I agree....you'll be fine.


----------



## DJRansome (Oct 29, 2005)

Be careful, I have had foams release ammonia in my tank. I would try them in a bucket for a month first and test the water.


----------



## Narwhal72 (Sep 26, 2006)

Plastic army men are not foam. They are injection molded plastic. Most likely HIPS.


----------



## dledinger (Mar 20, 2013)

People have been known to use them as bio-media.


----------



## lilscoots (Mar 13, 2012)

Narwhal72 said:


> I wouldn't worry about them stabbing the cichlids. It's not Toy Story. They don't come to life when no one is looking.


How can you be sure?


----------



## Mike A M (Apr 8, 2016)

I set up my little battle scene on a thin, flatish rock. Siliconed them in place. sunk the whole works. Covered the rock in sand. "Aqua" Platoon! Green army men rule!!!


----------



## Narwhal72 (Sep 26, 2006)

Well now that they are siliconed in place we don't have to worry about them coming to life and stabbing the fish.


----------



## Stepnik (Mar 25, 2016)

DJRansome said:


> Be careful, I have had foams release ammonia in my tank. I would try them in a bucket for a month first and test the water.


I put 30 or so in my 20g with 8 guppies to see if the water parameters or fish behavior changes. Better safe than sorry...



Mike A M said:


> I set up my little battle scene on a thin, flatish rock. Siliconed them in place. sunk the whole works. Covered the rock in sand. "Aqua" Platoon! Green army men rule!!!

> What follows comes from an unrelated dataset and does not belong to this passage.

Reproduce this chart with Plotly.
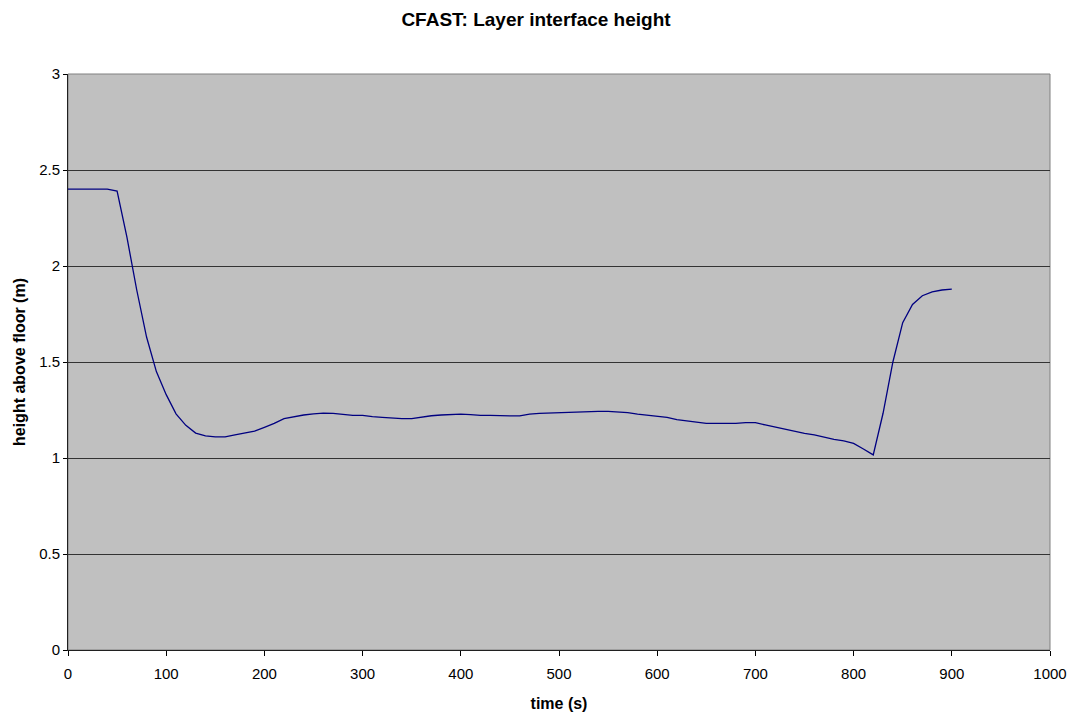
import plotly.graph_objects as go

time_s = [0, 10, 20, 30, 40, 50, 60, 70, 80, 90, 100, 110, 120, 130, 140, 150, 160, 170, 180, 190,
          200, 210, 220, 230, 240, 250, 260, 270, 280, 290, 300, 310, 320, 330, 340, 350, 360, 370, 380, 390,
          400, 410, 420, 430, 440, 450, 460, 470, 480, 490, 500, 510, 520, 530, 540, 550, 560, 570, 580, 590,
          600, 610, 620, 630, 640, 650, 660, 670, 680, 690, 700, 710, 720, 730, 740, 750, 760, 770, 780, 790,
          800, 810, 820, 830, 840, 850, 860, 870, 880, 890, 900]
height_m = [2.40, 2.40, 2.40, 2.40, 2.40, 2.39, 2.15, 1.875, 1.63, 1.45, 1.33, 1.23, 1.17, 1.13, 1.115, 1.11, 1.11, 1.12, 1.13, 1.14,
            1.16, 1.18, 1.205, 1.215, 1.224, 1.23, 1.234, 1.232, 1.226, 1.222, 1.222, 1.215, 1.212, 1.208, 1.205, 1.205, 1.213, 1.22, 1.224, 1.226,
            1.229, 1.226, 1.222, 1.222, 1.219, 1.219, 1.219, 1.229, 1.232, 1.234, 1.237, 1.238, 1.24, 1.242, 1.243, 1.243, 1.24, 1.236, 1.229, 1.224,
            1.22, 1.212, 1.20, 1.194, 1.186, 1.18, 1.18, 1.18, 1.18, 1.184, 1.184, 1.172, 1.16, 1.149, 1.137, 1.128, 1.12, 1.108, 1.097, 1.089,
            1.076, 1.047, 1.016, 1.233, 1.50, 1.705, 1.80, 1.845, 1.865, 1.875, 1.88]

title_text = "CFAST: Layer interface height"
x_title = "time (s)"
y_title = "height above floor (m)"

FONT = "Liberation Sans, Arial, sans-serif"

fig = go.Figure()
fig.add_trace(go.Scatter(x=time_s, y=height_m, mode="lines",
                         line=dict(color="#000080", width=1.3), showlegend=False,
                         hoverinfo="x+y"))

fig.update_layout(
    width=1072, height=714,
    paper_bgcolor="white", plot_bgcolor="#C0C0C0",
    margin=dict(l=68, r=22, t=74, b=64, autoexpand=False),
    title=dict(text="<b>" + title_text + "</b>", x=0.5, xanchor="center",
               y=1 - 19 / 714, yanchor="middle",
               font=dict(family=FONT, size=19, color="black")),
    font=dict(family=FONT, size=15, color="black"),
)
fig.update_xaxes(
    range=[0, 1000], tick0=0, dtick=100, showgrid=False, zeroline=False,
    showline=True, linecolor="#202020", linewidth=1, mirror=False,
    ticks="outside", ticklen=5, tickcolor="black", automargin=False,
    ticklabelstandoff=5,
    title=dict(text="<b>" + x_title + "</b>", font=dict(family=FONT, size=16), standoff=16),
    tickfont=dict(family=FONT, size=15),
)
fig.update_yaxes(
    range=[0, 3], tick0=0, dtick=0.5, showgrid=True, gridcolor="#333333", gridwidth=1,
    zeroline=False, showline=True, linecolor="#202020", linewidth=1,
    ticks="outside", ticklen=4, tickcolor="black", automargin=False,
    title=dict(text="<b>" + y_title + "</b>", font=dict(family=FONT, size=16), standoff=9),
    tickfont=dict(family=FONT, size=15),
)
# plot area border
fig.add_shape(type="rect", xref="paper", yref="paper", x0=0, y0=0, x1=1, y1=1,
              line=dict(color="#808080", width=1), layer="below")

fig.write_html("out.html", config={"displayModeBar": False},
               post_script="document.body.style.margin='0';document.body.style.overflow='hidden';")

Silicone them in place is a great idea I wouldn't have thought of. Not only so they don't float away, but mostly because I subscribe to the notion that they will in fact come to life and attack the fish. :lol: 
I am so glad that I'm not the only one who thinks it could be a cool idea, my inner 10 year old is coming out strong!

:thumb: :fish:


----------



## Richard M (Apr 16, 2016)

Probably make sure you remove any grenades, ammunition or pyrotechnics....


----------



## Stepnik (Mar 25, 2016)

They have all since floated away, but I will start siliconing them to some slate rocks I can hide under the sand.

This is the setup I made.





Shout out to my Texas who is about to get rocketed...


song credits to the movie "The Patriot" because It is a favorite movie of the friend whom gave me these army men.


----------



## Stepnik (Mar 25, 2016)

sorry for potato quality, I do not own a camera


----------



## mrlilfish90 (Apr 1, 2015)

This isn't my style but I love the creativity and it looks awesome. Plus it made me laugh! Very nice


----------